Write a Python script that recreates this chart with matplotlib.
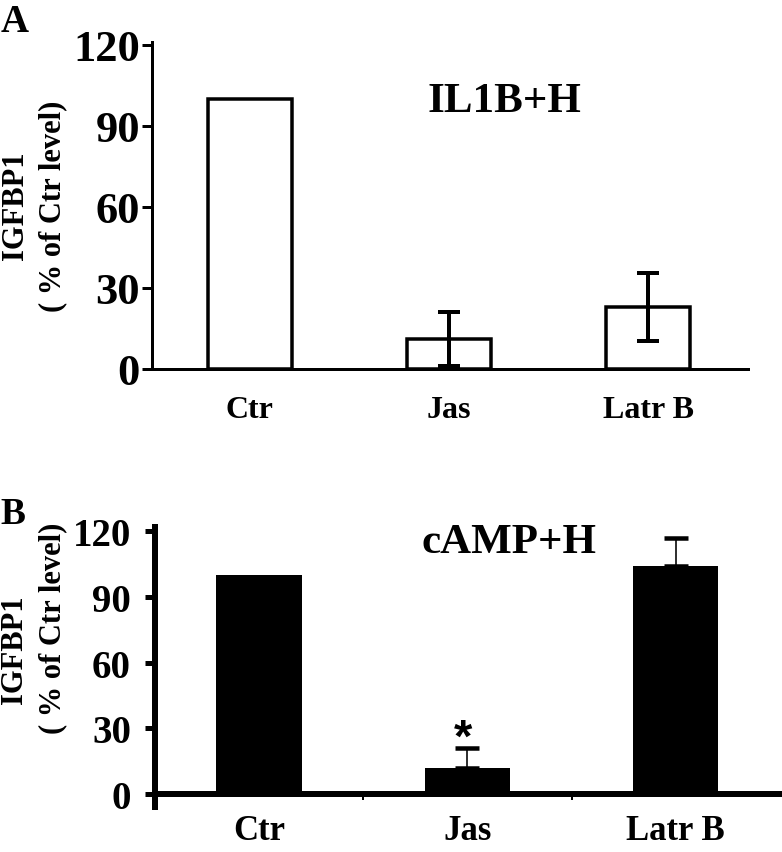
import numpy as np
import matplotlib
matplotlib.use("Agg")
import matplotlib.pyplot as plt

categories = ["Ctr", "Jas", "Latr B"]

# panel A: IL1B+H
a_values = [100, 11, 23]
a_errors = [0, 10, 12.5]

# panel B: cAMP+H
b_values = [100, 12, 104]
b_errors = [0, 9, 13]

y_ticks = [0, 30, 60, 90, 120]

W, H = 782, 853
fig = plt.figure(figsize=(W / 100, H / 100), dpi=100)

serif = ["Liberation Serif", "DejaVu Serif"]
PX = 0.72  # points per pixel

# ---------------- panel A ----------------
axA = fig.add_axes([152 / W, 1 - 370 / H, (748 - 152) / W, (370 - 43) / H])
x = np.arange(len(categories))
axA.bar(x, a_values, width=0.42, color="white", edgecolor="black", linewidth=3.5 * PX)
mask = np.array(a_errors) > 0
axA.errorbar(x[mask], np.array(a_values)[mask], yerr=np.array(a_errors)[mask],
             fmt="none", ecolor="black", elinewidth=4 * PX, capsize=8, capthick=4 * PX)
axA.set_xlim(-0.49, 2.5)
axA.set_ylim(0, 121)
axA.set_yticks(y_ticks)
axA.set_xticks(x)
axA.set_xticklabels(categories, family=serif, fontweight="bold", fontsize=23)
axA.set_yticklabels([str(t) for t in y_ticks], family=serif, fontweight="bold", fontsize=32)
for s in ["top", "right"]:
    axA.spines[s].set_visible(False)
for s in ["left", "bottom"]:
    axA.spines[s].set_linewidth(3 * PX)
axA.tick_params(axis="y", direction="out", length=10 * PX, width=3 * PX, pad=2 * PX)
axA.tick_params(axis="x", length=0, pad=26 * PX)
axA.text(1.28, 99, "IL1B+H", ha="center", va="center", family=serif,
         fontweight="bold", fontsize=31)

fig.text(34 / W, 1 - 206 / H, "IGFBP1\n( % of Ctr level)", rotation=90, ha="center",
         va="center", multialignment="center", family=serif, fontweight="bold",
         fontsize=22, linespacing=1.4)
fig.text(1 / W, 1 - 4 / H, "A", ha="left", va="top", family=serif,
         fontweight="bold", fontsize=28)

# ---------------- panel B ----------------
axB = fig.add_axes([155 / W, 1 - 808 / H, (782 - 155) / W, (808 - 528) / H])
axB.bar(x, b_values, width=0.41, color="black", edgecolor="none")
mask = np.array(b_errors) > 0
axB.errorbar(x[mask], np.array(b_values)[mask],
             yerr=[np.zeros(mask.sum()), np.array(b_errors)[mask]],
             fmt="none", ecolor="black", elinewidth=1.6 * PX, capsize=8.3, capthick=4.5 * PX)
axB.set_xlim(-0.5, 2.51)
axB.set_ylim(-6, 122)
axB.spines["bottom"].set_position(("data", 0))
axB.set_yticks(y_ticks)
axB.set_xticks(x)
axB.set_xticks([0.5, 1.5], minor=True)
axB.set_xticklabels(categories, family=serif, fontweight="bold", fontsize=25)
axB.set_yticklabels([str(t) for t in y_ticks], family=serif, fontweight="bold",
                    fontsize=28)
for s in ["top", "right"]:
    axB.spines[s].set_visible(False)
for s in ["left", "bottom"]:
    axB.spines[s].set_linewidth(6 * PX)
axB.tick_params(axis="y", direction="out", length=10 * PX, width=5 * PX, pad=14 * PX)
axB.tick_params(axis="x", which="major", length=0, pad=20 * PX)
axB.tick_params(axis="x", which="minor", direction="out", length=6 * PX, width=2 * PX)
axB.text(1.2, 115, "cAMP+H", ha="center", va="center", family=serif,
         fontweight="bold", fontsize=31)
axB.text(0.98, 25, "*", ha="center", va="center", family=["Liberation Sans", "DejaVu Sans"],
         fontweight="bold", fontsize=34)

fig.text(15 / W, 1 - 650 / H, "IGFBP1", rotation=90, ha="center", va="center",
         family=serif, fontweight="bold", fontsize=22)
fig.text(53 / W, 1 - 628 / H, "( % of Ctr level)", rotation=90, ha="center",
         va="center", family=serif, fontweight="bold", fontsize=22)
fig.text(0 / W, 1 - 497 / H, "B", ha="left", va="top", family=serif,
         fontweight="bold", fontsize=27)

fig.savefig("out.png", dpi=100)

++++++

Instructions to follow >>
All the lines above are to be given again exactly as they read, with the pictures removed.

Solved problem >>
Write a Python script that recreates this chart with matplotlib.
import numpy as np
import matplotlib
matplotlib.use("Agg")
import matplotlib.pyplot as plt

categories = ["Ctr", "Jas", "Latr B"]

# panel A: IL1B+H
a_values = [100, 11, 23]
a_errors = [0, 10, 12.5]

# panel B: cAMP+H
b_values = [100, 12, 104]
b_errors = [0, 9, 13]

y_ticks = [0, 30, 60, 90, 120]

W, H = 782, 853
fig = plt.figure(figsize=(W / 100, H / 100), dpi=100)

serif = ["Liberation Serif", "DejaVu Serif"]
PX = 0.72  # points per pixel

# ---------------- panel A ----------------
axA = fig.add_axes([152 / W, 1 - 370 / H, (748 - 152) / W, (370 - 43) / H])
x = np.arange(len(categories))
axA.bar(x, a_values, width=0.42, color="white", edgecolor="black", linewidth=3.5 * PX)
mask = np.array(a_errors) > 0
axA.errorbar(x[mask], np.array(a_values)[mask], yerr=np.array(a_errors)[mask],
             fmt="none", ecolor="black", elinewidth=4 * PX, capsize=8, capthick=4 * PX)
axA.set_xlim(-0.49, 2.5)
axA.set_ylim(0, 121)
axA.set_yticks(y_ticks)
axA.set_xticks(x)
axA.set_xticklabels(categories, family=serif, fontweight="bold", fontsize=23)
axA.set_yticklabels([str(t) for t in y_ticks], family=serif, fontweight="bold", fontsize=32)
for s in ["top", "right"]:
    axA.spines[s].set_visible(False)
for s in ["left", "bottom"]:
    axA.spines[s].set_linewidth(3 * PX)
axA.tick_params(axis="y", direction="out", length=10 * PX, width=3 * PX, pad=2 * PX)
axA.tick_params(axis="x", length=0, pad=26 * PX)
axA.text(1.28, 99, "IL1B+H", ha="center", va="center", family=serif,
         fontweight="bold", fontsize=31)

fig.text(34 / W, 1 - 206 / H, "IGFBP1\n( % of Ctr level)", rotation=90, ha="center",
         va="center", multialignment="center", family=serif, fontweight="bold",
         fontsize=22, linespacing=1.4)
fig.text(1 / W, 1 - 4 / H, "A", ha="left", va="top", family=serif,
         fontweight="bold", fontsize=28)

# ---------------- panel B ----------------
axB = fig.add_axes([155 / W, 1 - 808 / H, (782 - 155) / W, (808 - 528) / H])
axB.bar(x, b_values, width=0.41, color="black", edgecolor="none")
mask = np.array(b_errors) > 0
axB.errorbar(x[mask], np.array(b_values)[mask],
             yerr=[np.zeros(mask.sum()), np.array(b_errors)[mask]],
             fmt="none", ecolor="black", elinewidth=1.6 * PX, capsize=8.3, capthick=4.5 * PX)
axB.set_xlim(-0.5, 2.51)
axB.set_ylim(-6, 122)
axB.spines["bottom"].set_position(("data", 0))
axB.set_yticks(y_ticks)
axB.set_xticks(x)
axB.set_xticks([0.5, 1.5], minor=True)
axB.set_xticklabels(categories, family=serif, fontweight="bold", fontsize=25)
axB.set_yticklabels([str(t) for t in y_ticks], family=serif, fontweight="bold",
                    fontsize=28)
for s in ["top", "right"]:
    axB.spines[s].set_visible(False)
for s in ["left", "bottom"]:
    axB.spines[s].set_linewidth(6 * PX)
axB.tick_params(axis="y", direction="out", length=10 * PX, width=5 * PX, pad=14 * PX)
axB.tick_params(axis="x", which="major", length=0, pad=20 * PX)
axB.tick_params(axis="x", which="minor", direction="out", length=6 * PX, width=2 * PX)
axB.text(1.2, 115, "cAMP+H", ha="center", va="center", family=serif,
         fontweight="bold", fontsize=31)
axB.text(0.98, 25, "*", ha="center", va="center", family=["Liberation Sans", "DejaVu Sans"],
         fontweight="bold", fontsize=34)

fig.text(15 / W, 1 - 650 / H, "IGFBP1", rotation=90, ha="center", va="center",
         family=serif, fontweight="bold", fontsize=22)
fig.text(53 / W, 1 - 628 / H, "( % of Ctr level)", rotation=90, ha="center",
         va="center", family=serif, fontweight="bold", fontsize=22)
fig.text(0 / W, 1 - 497 / H, "B", ha="left", va="top", family=serif,
         fontweight="bold", fontsize=27)

fig.savefig("out.png", dpi=100)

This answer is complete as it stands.